1. Moderate growth due to slow recovery of European trading partners
For the third consecutive year, economic growth slowed down somewhat in Mauritius. In 2013 growth was 3.2%, down from 3.4%, 3.6% and 4.2% in respectively 2012, 2011 and 2010. The slowdown was mitigated to some extent by diversification away from traditional sectors (e.g. sugar, textiles, and tourism) towards offshore banking and business outsourcing and the financial sector and the ICT sector remained the largest contributors to growth. In contrast to preceding years, net external demand dragged down growth (see figure 1), as import growth exceeded export growth. Despite a 2.9% growth of visiting tourists, the tourism industry continues to be affected by the slow recovery of Europe, which is its largest market. The increase of total tourist arrivals mainly stems from the increase of Asian tourists (+27%) and Chinese tourists in particular (+101%). Despite the country’s efforts to diversify its trading partners and sources of tourists, it remains particularly vulnerable to adverse shocks in Europe, as the region accounted for 58% of Mauritius’s exports, 24% of imports, 52% of FDI inflows, and 55% of the total tourists.

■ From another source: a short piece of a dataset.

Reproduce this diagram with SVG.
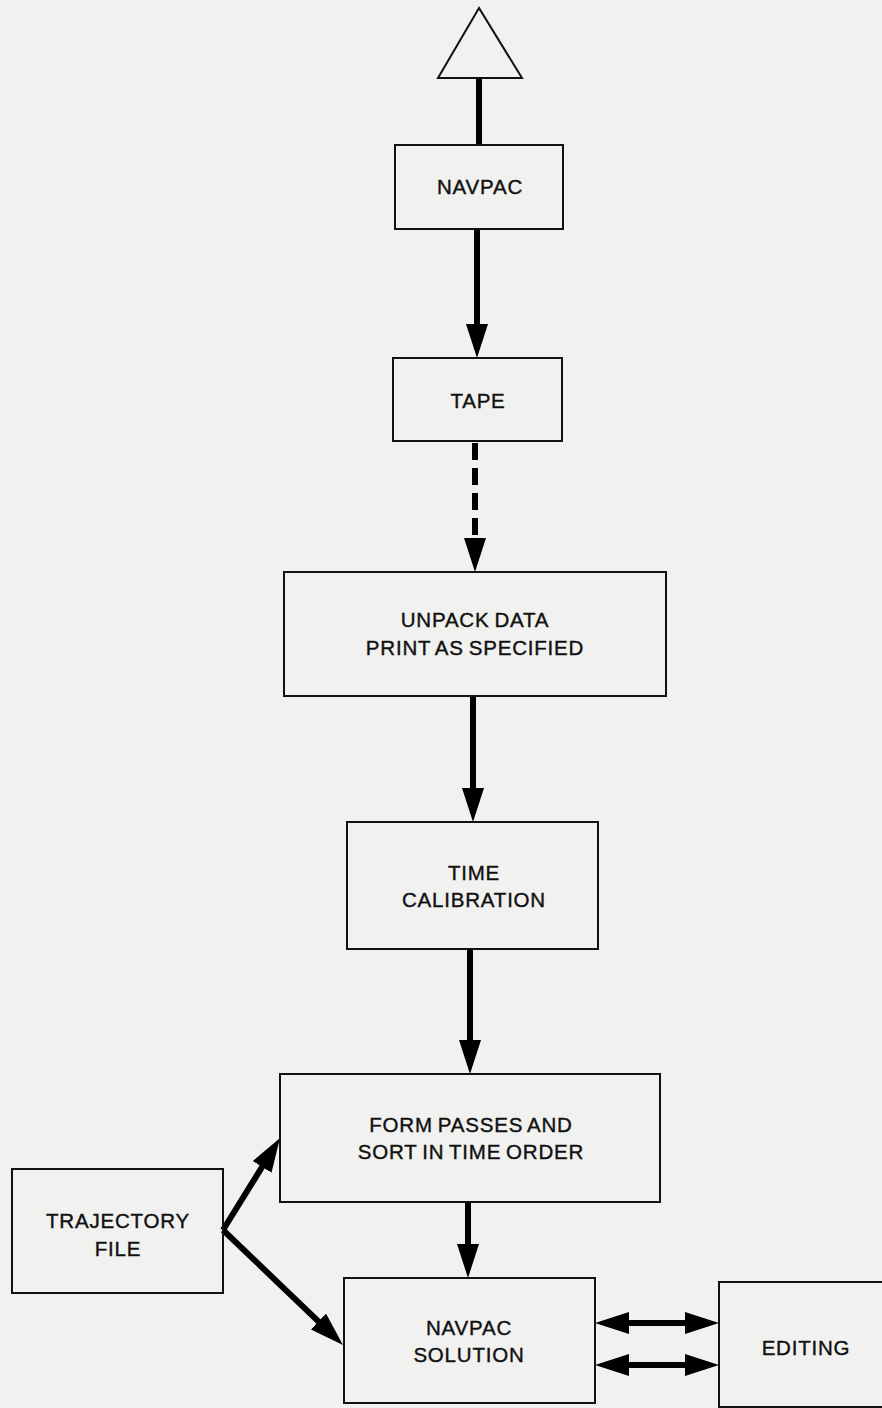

2. Fiscal consolidation postponed
In 2013, the fiscal deficit almost doubled to 3.5% of GDP (figure 2). Government expenditure grew by 14% in 2013 yoy. A 21.5% increase of the wage bill, costs associated with flash floods that occurred early in 2013, and an increase of 16% of capital spending compared to 2012 largely explain the increase of government spending. The budget of 2014 plans a lower growth of government spending of 7% yoy. Wages are expected to grow by 9.5% and capital expenditure will remain high due to an important public infrastructure program. The government budget deficit is therefore expected to decline slightly to 3.4% of GDP in 2014. Public debt, which rose to 60% of GDP in 2013, is expected to decline again in the coming years as a result of economic growth of around 4% annually and gradual reduction of the government deficit (see figure 1 & 2). However, in light of the government’s infrastructure plan of MUR172 billion (about 50% of GDP), it will remain a challenging task for the government to meet the 2018 target of reducing its debt level below 50% of GDP. Whether this target will be reached partly depends on the extent to which this infrastructure plan is going to be funded by the private sector.

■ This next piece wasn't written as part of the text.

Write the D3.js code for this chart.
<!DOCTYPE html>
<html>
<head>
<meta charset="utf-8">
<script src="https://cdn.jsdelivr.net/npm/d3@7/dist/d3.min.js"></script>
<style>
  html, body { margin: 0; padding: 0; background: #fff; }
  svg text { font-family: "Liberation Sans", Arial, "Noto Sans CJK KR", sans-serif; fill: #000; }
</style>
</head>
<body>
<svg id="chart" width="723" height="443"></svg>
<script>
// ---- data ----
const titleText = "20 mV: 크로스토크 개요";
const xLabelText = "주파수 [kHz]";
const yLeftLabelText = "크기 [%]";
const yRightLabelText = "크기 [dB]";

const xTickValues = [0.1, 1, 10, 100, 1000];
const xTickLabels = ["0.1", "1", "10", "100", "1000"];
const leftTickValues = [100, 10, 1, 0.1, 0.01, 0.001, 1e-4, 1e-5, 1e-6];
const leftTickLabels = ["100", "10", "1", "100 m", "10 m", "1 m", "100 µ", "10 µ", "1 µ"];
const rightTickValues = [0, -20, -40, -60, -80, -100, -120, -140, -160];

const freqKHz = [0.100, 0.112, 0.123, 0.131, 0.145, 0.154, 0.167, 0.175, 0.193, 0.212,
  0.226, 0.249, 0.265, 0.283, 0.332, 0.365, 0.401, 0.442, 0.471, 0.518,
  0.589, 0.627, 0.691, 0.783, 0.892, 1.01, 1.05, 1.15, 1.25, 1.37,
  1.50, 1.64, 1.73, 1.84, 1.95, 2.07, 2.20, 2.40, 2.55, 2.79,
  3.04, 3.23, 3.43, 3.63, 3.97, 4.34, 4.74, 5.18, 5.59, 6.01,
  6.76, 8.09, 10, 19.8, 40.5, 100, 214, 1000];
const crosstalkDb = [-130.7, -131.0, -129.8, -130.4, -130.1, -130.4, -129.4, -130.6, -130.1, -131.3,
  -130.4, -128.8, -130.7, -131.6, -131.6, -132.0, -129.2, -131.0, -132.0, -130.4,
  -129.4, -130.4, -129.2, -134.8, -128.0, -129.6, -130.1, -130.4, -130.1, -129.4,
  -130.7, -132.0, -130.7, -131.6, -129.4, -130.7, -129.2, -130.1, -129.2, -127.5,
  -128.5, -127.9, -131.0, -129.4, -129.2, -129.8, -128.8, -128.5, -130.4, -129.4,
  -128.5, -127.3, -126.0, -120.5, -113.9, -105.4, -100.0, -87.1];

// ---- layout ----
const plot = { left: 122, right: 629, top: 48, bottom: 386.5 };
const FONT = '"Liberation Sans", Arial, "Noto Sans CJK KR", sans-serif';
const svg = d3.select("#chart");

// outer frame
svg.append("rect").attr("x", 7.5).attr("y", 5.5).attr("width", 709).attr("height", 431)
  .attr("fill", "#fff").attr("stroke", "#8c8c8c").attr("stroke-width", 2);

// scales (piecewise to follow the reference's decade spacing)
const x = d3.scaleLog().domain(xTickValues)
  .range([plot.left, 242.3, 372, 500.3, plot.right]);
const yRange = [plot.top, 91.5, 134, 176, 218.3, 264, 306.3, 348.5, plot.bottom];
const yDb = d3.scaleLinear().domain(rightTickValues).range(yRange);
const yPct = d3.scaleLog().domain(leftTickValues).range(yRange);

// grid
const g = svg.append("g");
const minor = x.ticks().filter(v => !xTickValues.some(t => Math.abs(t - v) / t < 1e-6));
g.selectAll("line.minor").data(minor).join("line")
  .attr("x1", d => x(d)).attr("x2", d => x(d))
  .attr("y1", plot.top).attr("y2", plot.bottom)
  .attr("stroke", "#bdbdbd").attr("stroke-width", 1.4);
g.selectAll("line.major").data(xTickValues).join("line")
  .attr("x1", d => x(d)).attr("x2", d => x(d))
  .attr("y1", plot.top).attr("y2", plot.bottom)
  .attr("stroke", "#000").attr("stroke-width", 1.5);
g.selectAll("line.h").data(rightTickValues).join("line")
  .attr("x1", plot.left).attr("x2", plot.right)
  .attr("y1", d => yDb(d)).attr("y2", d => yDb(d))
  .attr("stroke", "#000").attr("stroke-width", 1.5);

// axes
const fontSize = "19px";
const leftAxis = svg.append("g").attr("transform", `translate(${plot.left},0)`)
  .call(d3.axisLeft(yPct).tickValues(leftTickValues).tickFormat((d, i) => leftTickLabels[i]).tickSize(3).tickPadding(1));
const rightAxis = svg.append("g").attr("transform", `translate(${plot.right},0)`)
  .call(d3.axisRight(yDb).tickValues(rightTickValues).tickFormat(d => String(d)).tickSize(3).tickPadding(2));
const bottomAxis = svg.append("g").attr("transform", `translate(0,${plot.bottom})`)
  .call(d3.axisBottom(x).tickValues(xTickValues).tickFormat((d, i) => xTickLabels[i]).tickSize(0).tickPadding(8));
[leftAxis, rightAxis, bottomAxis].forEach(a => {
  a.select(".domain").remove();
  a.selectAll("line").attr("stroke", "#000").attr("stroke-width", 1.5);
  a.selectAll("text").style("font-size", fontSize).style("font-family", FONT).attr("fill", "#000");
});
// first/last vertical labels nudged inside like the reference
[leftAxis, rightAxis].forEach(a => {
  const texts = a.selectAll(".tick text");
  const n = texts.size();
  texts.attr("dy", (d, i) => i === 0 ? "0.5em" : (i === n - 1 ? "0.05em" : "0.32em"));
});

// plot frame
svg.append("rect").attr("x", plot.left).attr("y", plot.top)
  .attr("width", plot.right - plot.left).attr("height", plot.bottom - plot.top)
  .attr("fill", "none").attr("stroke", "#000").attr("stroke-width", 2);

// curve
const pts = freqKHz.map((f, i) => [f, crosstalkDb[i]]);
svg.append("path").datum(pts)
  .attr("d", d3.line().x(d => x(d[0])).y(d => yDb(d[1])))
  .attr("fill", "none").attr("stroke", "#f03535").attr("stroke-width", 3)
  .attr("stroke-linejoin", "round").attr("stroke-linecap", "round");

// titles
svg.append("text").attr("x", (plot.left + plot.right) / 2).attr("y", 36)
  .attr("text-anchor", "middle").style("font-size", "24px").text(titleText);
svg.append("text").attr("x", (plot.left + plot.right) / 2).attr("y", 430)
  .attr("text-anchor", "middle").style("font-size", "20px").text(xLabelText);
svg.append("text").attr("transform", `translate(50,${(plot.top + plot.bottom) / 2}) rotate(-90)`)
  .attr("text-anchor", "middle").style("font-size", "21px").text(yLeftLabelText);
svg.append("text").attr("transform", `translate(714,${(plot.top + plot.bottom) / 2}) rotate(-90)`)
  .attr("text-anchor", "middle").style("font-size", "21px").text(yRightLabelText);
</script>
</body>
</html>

3. Slightly increased chance of early elections
In 2011, the Mouvement Socialiste Militant (MSM) party switched camps to join the opposition, leaving the labour-led ruling coalition with a thin majority of 5 seats. Despite this development, the government still has enough capital for policy making, as indicated by the adoption of unpopular labour and judicial legislation in 2013. However, Finance Minister and Deputy Prime Minister Xavier Luc Duval’s resignation in June 2014 raised concerns about a possible dissolution of the government. An early election is therefore looking increasingly likely. However, even in this scenario, the stable political environment with well-established democratic institutions and a tradition of coalition politics is likely to keep overall political risk low.

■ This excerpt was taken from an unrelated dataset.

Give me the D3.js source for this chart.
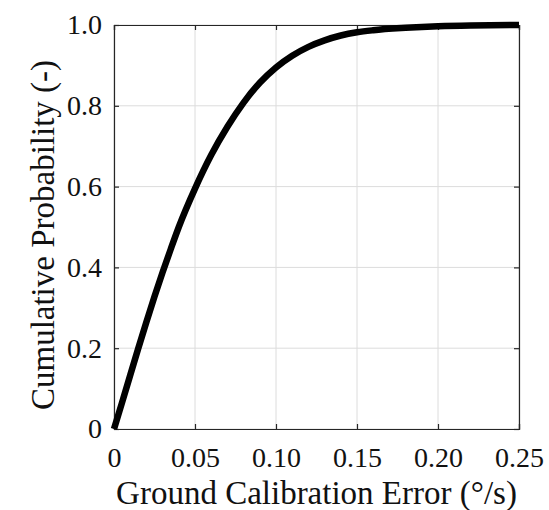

Mauritius, a small island economy in the Indian Ocean, has a high level of economic openness, as both exports and imports of goods and services account for more than 50% of GDP. Agriculture is the smallest sector, but traditional products are still important for exports. A strong reform agenda in the past decades has led to the development of thriving industry (22% of GDP, mainly textiles) and services (74% of GDP, mainly tourism and financial services) sectors. The financial sector is particularly large because, being a tax haven, Mauritius has attracted a lot of offshore business and serves as a gateway for investments into especially India (about 45% of global FDI into India is routed through Mauritius) and Africa. FDI inflows and outflows were each roughly 200% of GDP in 2013. International pressure and/or renegotiations of current bilateral treaties, especially the double tax avoidance agreement with India, could affect these activities. However, the wide reach of the country´s network of treaties and the good and cooperative relation with relevant partners provide some mitigation against this risk. Despite an increase of the level of economic diversification, Europe is still the most important export market for Mauritius, while developing Asia is the main source of imports. Politics in Mauritius are relatively stable. There have been frequent coalition shifts and peaceful changes of power, despite the ethnical background of the parties. The next national elections will be held in 2015. Mauritius is also one of the most socially developed countries in Africa.